### Supplied data:
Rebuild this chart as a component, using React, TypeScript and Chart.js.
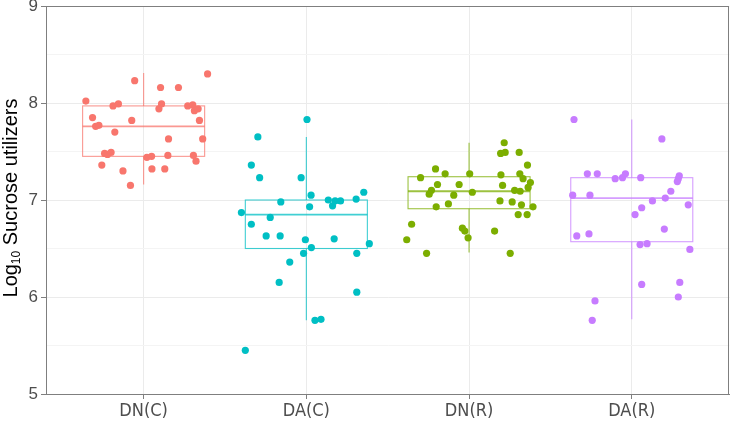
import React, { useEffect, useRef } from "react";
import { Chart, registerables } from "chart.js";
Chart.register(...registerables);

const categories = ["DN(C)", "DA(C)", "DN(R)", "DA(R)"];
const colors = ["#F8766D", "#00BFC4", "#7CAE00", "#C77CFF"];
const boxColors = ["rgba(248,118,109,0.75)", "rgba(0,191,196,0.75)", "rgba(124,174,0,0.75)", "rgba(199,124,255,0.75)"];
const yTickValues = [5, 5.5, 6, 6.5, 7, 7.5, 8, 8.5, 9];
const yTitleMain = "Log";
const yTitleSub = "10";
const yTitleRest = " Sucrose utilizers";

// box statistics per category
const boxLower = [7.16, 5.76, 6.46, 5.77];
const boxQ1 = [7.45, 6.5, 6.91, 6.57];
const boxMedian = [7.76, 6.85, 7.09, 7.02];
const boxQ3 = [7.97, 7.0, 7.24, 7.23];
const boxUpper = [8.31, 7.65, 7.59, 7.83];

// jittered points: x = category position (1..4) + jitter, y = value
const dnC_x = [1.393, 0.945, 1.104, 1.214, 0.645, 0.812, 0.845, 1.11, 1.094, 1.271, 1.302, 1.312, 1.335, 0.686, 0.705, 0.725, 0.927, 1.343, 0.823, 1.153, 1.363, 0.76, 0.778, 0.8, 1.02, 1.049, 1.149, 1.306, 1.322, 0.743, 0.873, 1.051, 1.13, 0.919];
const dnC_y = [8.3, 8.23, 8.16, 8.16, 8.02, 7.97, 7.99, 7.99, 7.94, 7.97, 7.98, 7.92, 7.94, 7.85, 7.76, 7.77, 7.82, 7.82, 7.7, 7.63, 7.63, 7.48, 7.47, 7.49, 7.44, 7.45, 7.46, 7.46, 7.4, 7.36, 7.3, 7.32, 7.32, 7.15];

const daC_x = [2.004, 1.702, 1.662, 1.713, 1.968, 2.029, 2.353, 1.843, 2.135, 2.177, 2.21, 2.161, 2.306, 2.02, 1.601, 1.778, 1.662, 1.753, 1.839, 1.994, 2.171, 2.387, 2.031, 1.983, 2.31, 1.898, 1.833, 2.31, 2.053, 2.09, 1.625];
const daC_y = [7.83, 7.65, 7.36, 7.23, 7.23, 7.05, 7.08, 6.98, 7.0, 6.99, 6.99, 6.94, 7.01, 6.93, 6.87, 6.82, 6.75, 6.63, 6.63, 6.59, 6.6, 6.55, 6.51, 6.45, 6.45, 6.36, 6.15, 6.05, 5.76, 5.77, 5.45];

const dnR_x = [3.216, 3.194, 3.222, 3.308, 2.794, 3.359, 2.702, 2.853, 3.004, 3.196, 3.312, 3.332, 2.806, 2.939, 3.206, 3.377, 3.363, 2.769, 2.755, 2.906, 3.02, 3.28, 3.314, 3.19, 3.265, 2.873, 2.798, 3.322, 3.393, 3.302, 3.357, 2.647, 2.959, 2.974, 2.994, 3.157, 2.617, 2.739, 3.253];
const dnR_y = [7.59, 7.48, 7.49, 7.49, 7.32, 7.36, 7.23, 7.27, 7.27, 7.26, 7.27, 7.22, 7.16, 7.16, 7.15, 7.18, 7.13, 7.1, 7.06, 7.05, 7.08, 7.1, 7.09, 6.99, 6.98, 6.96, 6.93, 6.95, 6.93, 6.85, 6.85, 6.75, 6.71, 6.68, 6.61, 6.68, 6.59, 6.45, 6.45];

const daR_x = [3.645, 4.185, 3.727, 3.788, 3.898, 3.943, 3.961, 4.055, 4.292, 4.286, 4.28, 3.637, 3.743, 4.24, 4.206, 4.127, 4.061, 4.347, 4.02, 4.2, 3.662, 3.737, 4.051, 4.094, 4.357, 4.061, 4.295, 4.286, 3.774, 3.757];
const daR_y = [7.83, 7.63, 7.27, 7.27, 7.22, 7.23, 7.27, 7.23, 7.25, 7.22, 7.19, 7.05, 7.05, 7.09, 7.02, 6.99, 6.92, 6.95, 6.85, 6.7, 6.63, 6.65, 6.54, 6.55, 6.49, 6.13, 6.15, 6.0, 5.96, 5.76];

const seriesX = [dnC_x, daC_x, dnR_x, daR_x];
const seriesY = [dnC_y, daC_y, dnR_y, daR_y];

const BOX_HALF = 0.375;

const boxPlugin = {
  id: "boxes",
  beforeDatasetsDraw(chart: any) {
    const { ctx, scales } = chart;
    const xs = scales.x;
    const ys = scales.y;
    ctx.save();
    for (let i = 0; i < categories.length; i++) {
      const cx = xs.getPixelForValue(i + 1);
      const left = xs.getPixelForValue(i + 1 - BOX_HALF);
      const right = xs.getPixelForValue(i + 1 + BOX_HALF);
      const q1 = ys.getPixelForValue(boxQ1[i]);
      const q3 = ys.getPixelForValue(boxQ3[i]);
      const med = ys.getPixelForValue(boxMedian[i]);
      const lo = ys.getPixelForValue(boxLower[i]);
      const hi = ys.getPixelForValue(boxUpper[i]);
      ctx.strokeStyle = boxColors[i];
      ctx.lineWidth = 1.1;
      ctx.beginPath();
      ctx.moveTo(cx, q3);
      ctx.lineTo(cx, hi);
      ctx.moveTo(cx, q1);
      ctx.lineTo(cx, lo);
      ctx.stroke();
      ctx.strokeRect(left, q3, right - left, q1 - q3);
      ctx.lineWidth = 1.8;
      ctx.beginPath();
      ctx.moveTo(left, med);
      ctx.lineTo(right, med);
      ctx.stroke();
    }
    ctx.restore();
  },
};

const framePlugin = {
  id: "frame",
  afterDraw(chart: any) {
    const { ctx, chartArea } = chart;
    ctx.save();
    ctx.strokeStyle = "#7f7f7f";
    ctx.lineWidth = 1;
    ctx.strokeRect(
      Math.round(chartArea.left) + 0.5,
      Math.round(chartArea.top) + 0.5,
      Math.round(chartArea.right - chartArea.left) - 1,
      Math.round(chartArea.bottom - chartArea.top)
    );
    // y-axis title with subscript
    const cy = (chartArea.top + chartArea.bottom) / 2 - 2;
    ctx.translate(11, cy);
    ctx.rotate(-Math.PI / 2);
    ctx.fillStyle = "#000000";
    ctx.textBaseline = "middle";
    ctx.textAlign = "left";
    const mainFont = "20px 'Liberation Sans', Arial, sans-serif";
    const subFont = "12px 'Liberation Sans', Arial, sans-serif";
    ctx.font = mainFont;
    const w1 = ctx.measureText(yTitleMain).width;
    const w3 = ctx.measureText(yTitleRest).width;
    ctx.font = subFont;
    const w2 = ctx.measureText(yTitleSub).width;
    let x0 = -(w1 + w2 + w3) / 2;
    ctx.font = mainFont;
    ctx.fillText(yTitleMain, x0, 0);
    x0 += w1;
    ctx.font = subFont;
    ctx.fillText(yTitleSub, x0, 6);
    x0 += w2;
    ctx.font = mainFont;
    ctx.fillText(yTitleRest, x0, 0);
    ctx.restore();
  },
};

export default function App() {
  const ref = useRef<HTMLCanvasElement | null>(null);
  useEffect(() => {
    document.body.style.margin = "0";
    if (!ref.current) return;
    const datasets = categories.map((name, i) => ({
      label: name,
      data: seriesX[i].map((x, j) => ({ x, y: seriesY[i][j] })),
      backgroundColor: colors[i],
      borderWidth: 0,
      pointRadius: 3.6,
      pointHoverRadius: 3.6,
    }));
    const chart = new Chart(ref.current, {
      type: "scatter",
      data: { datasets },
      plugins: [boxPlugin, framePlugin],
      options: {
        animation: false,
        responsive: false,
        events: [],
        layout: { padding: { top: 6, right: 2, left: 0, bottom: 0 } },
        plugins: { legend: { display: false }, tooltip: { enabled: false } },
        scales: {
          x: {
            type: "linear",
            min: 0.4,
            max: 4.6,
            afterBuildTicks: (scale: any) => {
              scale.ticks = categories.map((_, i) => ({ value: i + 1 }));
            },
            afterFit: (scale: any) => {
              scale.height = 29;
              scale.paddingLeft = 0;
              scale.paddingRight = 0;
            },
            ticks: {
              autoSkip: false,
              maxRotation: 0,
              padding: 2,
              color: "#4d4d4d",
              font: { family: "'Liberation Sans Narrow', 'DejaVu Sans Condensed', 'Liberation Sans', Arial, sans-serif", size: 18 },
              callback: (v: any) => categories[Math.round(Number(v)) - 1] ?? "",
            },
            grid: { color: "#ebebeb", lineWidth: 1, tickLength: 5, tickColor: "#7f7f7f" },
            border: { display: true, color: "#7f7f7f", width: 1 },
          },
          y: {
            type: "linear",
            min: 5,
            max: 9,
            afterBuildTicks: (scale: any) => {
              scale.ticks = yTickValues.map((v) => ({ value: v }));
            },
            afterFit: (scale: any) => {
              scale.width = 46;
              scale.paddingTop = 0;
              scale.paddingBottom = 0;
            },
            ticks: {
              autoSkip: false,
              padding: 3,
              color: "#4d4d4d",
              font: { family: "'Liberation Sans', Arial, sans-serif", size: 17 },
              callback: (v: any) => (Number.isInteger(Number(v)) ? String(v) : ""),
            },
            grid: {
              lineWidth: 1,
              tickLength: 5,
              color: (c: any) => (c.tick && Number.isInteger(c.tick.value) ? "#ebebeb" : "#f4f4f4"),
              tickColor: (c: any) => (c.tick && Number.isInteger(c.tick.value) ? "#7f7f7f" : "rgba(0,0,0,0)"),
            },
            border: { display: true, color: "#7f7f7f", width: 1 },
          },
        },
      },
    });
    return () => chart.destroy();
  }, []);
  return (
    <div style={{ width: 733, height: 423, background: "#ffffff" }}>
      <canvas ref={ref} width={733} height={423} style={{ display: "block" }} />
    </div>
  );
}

### Problem to work on:
Skip the pictures, please, and transcribe only the lines from the beginning of the material through the one that contains "Chart.register(...registerables);".

### Full response:
Rebuild this chart as a component, using React, TypeScript and Chart.js.
import React, { useEffect, useRef } from "react";
import { Chart, registerables } from "chart.js";
Chart.register(...registerables);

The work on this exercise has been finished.